A day after New Zealand’s prime minister Jacinda Ardern returned to work after maternity leave, strict rules have been laid down about press intrusion on her daughter Neve.
The parliament’s speaker Trevor Mallard issued a warning to media planning to take unauthorised photos of Neve, who was born on June 21.
The only time photos or video of the baby girl can be taken are in the level one foyer of Wellington’s Parliament House or by invitation.
Journalists broaching the rule will have their accreditation removed and their employer will also be penalised, according to reports.
New Zealand’s baby-friendly parliament means Ms Ardern will be allowed to breastfeed during debates, and Neve can learn to swim in the pool with other politicians’ children.
Ms Ardern, 38, officially took back the reins from her deputy Winston Peters at midnight on Wednesday.
She spent her first day back at paid work speaking to the media at the Auckland home she shares with partner Clarke Gayford, 40, and their little girl.
Her office released a photo of the trio, with a beaming Ms Ardern holding a blanket-draped Neve and Mr Gayford doing dad casual holding a cuppa.

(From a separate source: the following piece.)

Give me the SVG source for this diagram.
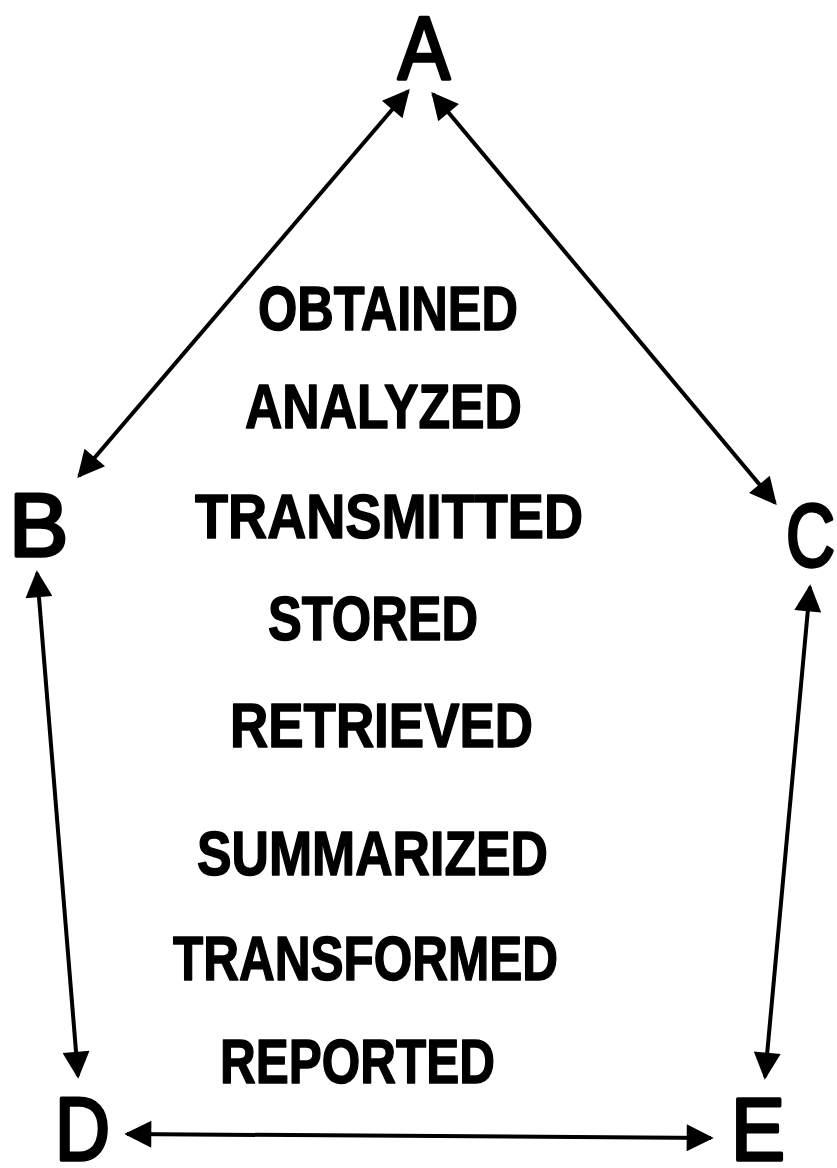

In a television interview, Ms Ardern said she has been “so focused on food, nappies and sleep” but now Mr Gayford, who presents a TV fishing show, has assumed full-time parenting duties.
Speaking to Radio New Zealand, Ms Ardern said she was “privileged” that her domestic situation meant she could go back to her high-profile job so soon after giving birth.
“I have a partner who can be there alongside me, who’s taking up a huge part of that joint responsibility because he’s a parent too, he’s not a babysitter,” she said.
Neve will get the first stamps in her passport next month when she goes to New York with Ms Ardern, who is speaking at the United Nations.
“Through all of this it’s been about how do we meet Neve’s interests, but make sure that I’m not compromising in the way that I’m doing my job as well,” Ms Ardern told New Zealand website Stuff.
She told TVNZ she is “ready and very keen to get back to work”, but acknowledged that her maternity leave with her newborn was a “gift.”
Said Ms Ardern, “I always expected, given [Neve] is still so young and so small, that there would be a real tension there between making sure I was meeting all of her needs and of course my responsibilities.
“But I am confident with all of the support I’m very lucky to have, that we will absolutely make it work.”
Last Sunday, she shared a video to Facebook talking about her return to work, and showing her rocking Neve’s crib with her foot while she read government papers.
Mr Gayford posted to his Instagram account on Thursday a clear hint about how fatherhood is treating him:
The family will leave Auckland on Saturday for Wellington, and Ms Ardern will take her place in parliament from Monday.
“I understand how acute it will feel,” Ms Ardern told New Zealand Focus of being back on the clock.
“But, equally, I think lots of parents feel guilt that either they’re not doing enough in their parenting role or they’re not doing enough in their 9 to 5 role. There is guilt behind every door.”